El texto, hoy un clásico, obviamente encontraría críticas desde distintos puntos de vista que, de hecho, Weber publicó y contestó entre 1905 y 1910 en las páginas de su revista Archiv für Sozialwissentschaft und Sozialpolitik. Más allá de todo lo que se le pueda achacar, especialmente desde el punto de vista histórico, el trabajo que él realizó sirvió para hacer temblar los cimientos de la academia germánica y sentar las bases de una nueva metodología de estudio. Así, a diferencia del positivismo (atado a lo concreto y comprobado) o, incluso, el materialismo (concentrado en los modos de producción como motor de la historia), Weber desarrolló un tipo de análisis multicausal que habilitaba a pensar el derrotero de una sociedad a partir de cuestiones como la religión, la cultura o el tan elusivo “espíritu”.

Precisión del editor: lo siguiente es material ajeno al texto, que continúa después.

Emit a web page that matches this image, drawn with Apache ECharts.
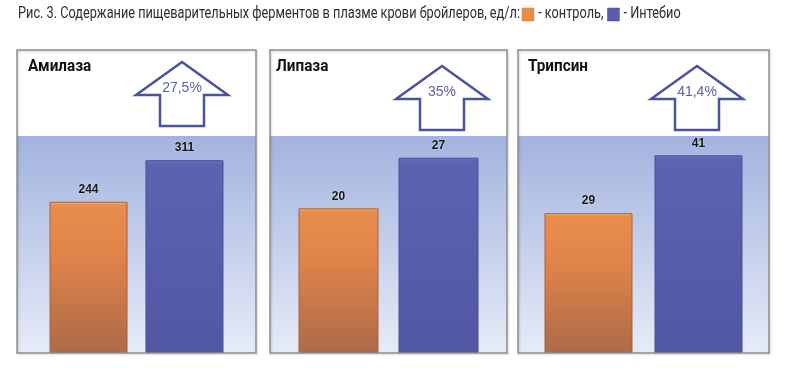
<!DOCTYPE html>
<html>
<head>
<meta charset="utf-8">
<script src="https://cdn.jsdelivr.net/npm/echarts@6/dist/echarts.min.js"></script>
<style>
  html, body { margin: 0; padding: 0; background: #fff; }
  #chart { width: 787px; height: 373px; }
</style>
</head>
<body>
<div id="chart"></div>
<script>
// ---- data ----
const panels = ['Амилаза', 'Липаза', 'Трипсин'];
const seriesNames = ['контроль', 'Интебио'];
const control = [244, 20, 29];
const intebio = [311, 27, 41];
const yMax = [350, 30, 45];
const increase = ['27,5%', '35%', '41,4%'];
const titleText = 'Рис. 3. Содержание пищеварительных ферментов в плазме крови бройлеров, ед/л:';

// ---- layout (styles only) ----
const boxes = [
  { left: 17, right: 256 },
  { left: 270, right: 507 },
  { left: 518, right: 769 }
];
const boxTop = 50, plotTop = 136, plotBottom = 353;
const barWidths = [78, 80, 88];
const barGaps = ['23%', '25%', '25%'];
const arrowPos = [[182, 62], [442, 66], [697, 66]];
const legendColors = ['#e68d4e', '#5a5ea9'];

const headFont = '17px Roboto';
const headFamily = 'Roboto, sans-serif';
const measure = (() => {
  const c = document.createElement('canvas').getContext('2d');
  return (t, font) => { c.font = font; return c.measureText(t).width; };
})();

const orangeGrad = new echarts.graphic.LinearGradient(0, 0, 0, 1, [
  { offset: 0, color: '#f8c074' },
  { offset: 0.02, color: '#e98d4d' },
  { offset: 0.35, color: '#e0844a' },
  { offset: 1, color: '#ae6a47' }
]);
const blueGrad = new echarts.graphic.LinearGradient(0, 0, 0, 1, [
  { offset: 0, color: '#6b72bd' },
  { offset: 0.02, color: '#5c63b2' },
  { offset: 1, color: '#5257a4' }
]);
const bgGrad = () => new echarts.graphic.LinearGradient(0, 0, 0, 1, [
  { offset: 0, color: '#a2b3df' },
  { offset: 1, color: '#e6ebf7' }
]);

const grids = [], xAxes = [], yAxes = [], series = [], graphics = [];

// ---- header line: title + legend (condensed by horizontal scale) ----
const titleW = measure(titleText, headFont);
const s = 502 / titleW;
let cx0 = 18;
const headText = (txt, x) => ({
  type: 'text', x: x, y: 14, scaleX: s, z: 100,
  style: { text: txt, fill: '#2e2e2e', fontSize: 17, fontFamily: headFamily,
    textVerticalAlign: 'middle', verticalAlign: 'middle' }
});
graphics.push(headText(titleText, cx0));
cx0 += titleW * s + 2;
seriesNames.forEach((n, k) => {
  graphics.push({
    type: 'rect', z: 100, shape: { x: cx0, y: 8, width: 12, height: 13 },
    style: { fill: legendColors[k], stroke: k ? '#4a4e93' : '#cf7b41', lineWidth: 0.5 }
  });
  cx0 += 12 + 1;
  const t = ' - ' + n + (k === 0 ? ',' : '');
  graphics.push(headText(t, cx0));
  cx0 += measure(t, headFont) * s + 4;
});

panels.forEach((p, i) => {
  const b = boxes[i];
  grids.push({
    left: b.left, width: b.right - b.left, top: plotTop, height: plotBottom - plotTop,
    show: true, backgroundColor: bgGrad(), borderWidth: 0
  });
  xAxes.push({
    gridIndex: i, type: 'category', data: [p],
    axisLine: { show: false }, axisTick: { show: false }, axisLabel: { show: false }
  });
  yAxes.push({
    gridIndex: i, type: 'value', min: 0, max: yMax[i],
    show: false, splitLine: { show: false }
  });
  const lbl = {
    show: true, position: 'top', distance: 6,
    fontFamily: 'Liberation Sans, Arial, sans-serif', fontWeight: 'bold', fontSize: 12,
    color: '#151515', textShadowColor: 'rgba(255,255,255,0.6)', textShadowBlur: 2
  };
  series.push({
    name: seriesNames[0], type: 'bar', xAxisIndex: i, yAxisIndex: i,
    data: [control[i]], barWidth: barWidths[i], barGap: barGaps[i],
    itemStyle: { color: orangeGrad, borderColor: '#a5643f', borderWidth: 1 },
    label: lbl
  });
  series.push({
    name: seriesNames[1], type: 'bar', xAxisIndex: i, yAxisIndex: i,
    data: [intebio[i]], barWidth: barWidths[i], barGap: barGaps[i],
    itemStyle: { color: blueGrad, borderColor: '#4a4f98', borderWidth: 1 },
    label: lbl
  });

  // panel frame
  graphics.push({
    type: 'rect', z: 100,
    shape: { x: b.left, y: boxTop, width: b.right - b.left, height: plotBottom - boxTop },
    style: { fill: null, stroke: '#8e8e8e', lineWidth: 1.5,
      shadowColor: 'rgba(0,0,0,0.18)', shadowBlur: 2, shadowOffsetX: 1, shadowOffsetY: 1 }
  });
  // panel title
  graphics.push({
    type: 'text', z: 100, x: [28, 276, 528][i], y: 67, scaleX: 0.9,
    style: {
      text: p, fill: '#111', fontSize: 17, fontWeight: 'bold',
      fontFamily: 'Roboto, "Open Sans", sans-serif',
      textVerticalAlign: 'middle', verticalAlign: 'middle'
    }
  });
  // arrow
  const [cx, ty] = arrowPos[i];
  graphics.push({
    type: 'polygon', z: 100,
    shape: { points: [
      [cx, ty], [cx + 46, ty + 33], [cx + 22, ty + 33], [cx + 22, ty + 64],
      [cx - 22, ty + 64], [cx - 22, ty + 33], [cx - 46, ty + 33]
    ] },
    style: { fill: '#fff', stroke: '#4a52a2', lineWidth: 2.5, lineJoin: 'miter' }
  });
  graphics.push({
    type: 'text', z: 101, x: cx, y: ty + 26,
    style: {
      text: increase[i], fill: '#5a60ac', fontSize: 14,
      fontFamily: 'Liberation Sans, Arial, sans-serif',
      textAlign: 'center', align: 'center',
      textVerticalAlign: 'middle', verticalAlign: 'middle'
    }
  });
});

const chart = echarts.init(document.getElementById('chart'));
chart.setOption({
  animation: false,
  backgroundColor: '#fff',
  grid: grids,
  xAxis: xAxes,
  yAxis: yAxes,
  series: series,
  graphic: graphics
});
</script>
</body>
</html>
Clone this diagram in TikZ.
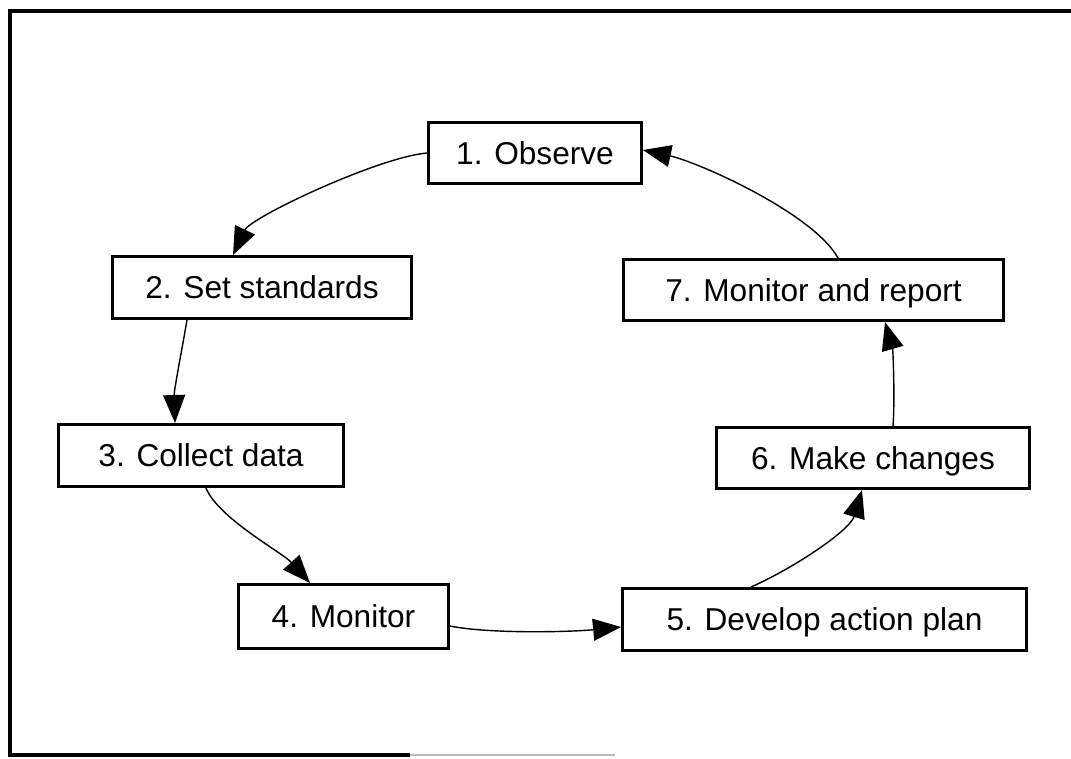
\documentclass[tikz,border=0pt]{standalone}
\usepackage{fontspec}
\setmainfont{Liberation Sans}
\usetikzlibrary{arrows.meta,calc}
\begin{document}
\begin{tikzpicture}[x=0.02cm,y=-0.02cm,
  stage/.style={draw,line width=1.7pt,fill=white,inner sep=0pt,
    font=\fontsize{18}{21}\selectfont,text height=13pt,text depth=0pt},
  conn/.style={line width=0.8pt,-{Triangle[length=0.56cm,width=0.44cm]}},
  frameline/.style={line width=2.5pt}]
\useasboundingbox (0,0) rectangle (1071,758);
% outer frame
\draw[frameline] (1080,11) -- (10,11) -- (10,755) -- (410,755);
\draw[gray!55,line width=1.2pt] (410,755) -- (615,755);
% stages
\node[stage,minimum width=4.26cm,minimum height=1.22cm] (b1) at (535,153) {1. Observe};
\node[stage,minimum width=5.98cm,minimum height=1.24cm] (b2) at (262,287.5) {2. Set standards};
\node[stage,minimum width=5.70cm,minimum height=1.24cm] (b3) at (201,455.5) {3. Collect data};
\node[stage,minimum width=4.20cm,minimum height=1.28cm] (b4) at (343.5,616.5) {4. Monitor};
\node[stage,minimum width=8.08cm,minimum height=1.24cm] (b5) at (824.5,619.5) {5. Develop action plan};
\node[stage,minimum width=6.28cm,minimum height=1.22cm] (b6) at (873,458) {6. Make changes};
\node[stage,minimum width=7.60cm,minimum height=1.22cm] (b7) at (813.5,290) {7. Monitor and report};
% connectors
\draw[conn] ($(b1.west)+(0,0)$) .. controls +(-48,4) and +(18,-38) .. ($(b2.north)+(-29,0)$);
\draw[conn] ($(b2.south)+(-75,0)$) .. controls +(-6,35) and +(-1,-33) .. ($(b3.north)+(-26,0)$);
\draw[conn] ($(b3.south)+(5,0)$) .. controls +(12,30) and +(-27,-30) .. ($(b4.north)+(-33.5,0)$);
\draw[conn] ($(b4.east)+(0,9.5)$) .. controls +(40,8) and +(-51,5) .. ($(b5.west)+(0,7.5)$);
\draw[conn] ($(b5.north)+(-73.5,0)$) .. controls +(45,-20) and +(-12,40) .. ($(b6.south)+(-11,0)$);
\draw[conn] ($(b6.north)+(20,0)$) .. controls +(2,-26) and +(8,28) .. ($(b7.south)+(71.5,0)$);
\draw[conn] ($(b7.north)+(24.5,0)$) .. controls +(-25,-45) and +(55,12) .. ($(b1.east)+(0,-3)$);
\end{tikzpicture}
\end{document}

De ahí en más, él extendió esta metodología al estudio de la relación entre religión y modelo económico en otras culturas para realizar una suerte de valoración comparativa de facto con Occidente, como queda claro en sus trabajos sobre China, India y el judaísmo. Y, además, dedicó una buena parte de sus últimas investigaciones – concentradas sobre todo en el volumen póstumo Economía y Sociedad (1922) – a teorizar acerca de cuestiones por entonces novedosas, como el liderazgo, el desarrollo de la estructura estatal y la formación de las burocracias.
Finalmente, además de retornar a la vida académica y la docencia, en estos primeros años del siglo XX Weber también tuvo un interesante accionar político. Tras haber adoptado una postura imperialista en la preguerra y anexionista durante, en las postrimerías del conflicto adoptó una visión absolutamente contraria. Participó de la Conferencia de Paz en París, se acercó a los concejos de obreros y soldados, y se pronunció a favor de la democracia, siendo uno de los cofundadores del Partido Democrático Alemán. Esta actitud conciliadora, sin embargo, encontró sus límites en 1919 cuando se opuso a las políticas radicales impulsadas por la revolución en Alemania.
Luego de este desencantamiento, mientras estaba cumpliendo funciones como docente en la Universidad de Múnich, Weber fue víctima de la gran epidemia de gripe de posguerra y murió de neumonía el 14 de junio de 1920, a los 56 años. Aunque en vida había sido un referente en el ámbito académico, mucho de su reconocimiento llegó de forma póstuma, en gran parte gracias a su viuda, Marianne, que se encargó de editar y publicar su obra.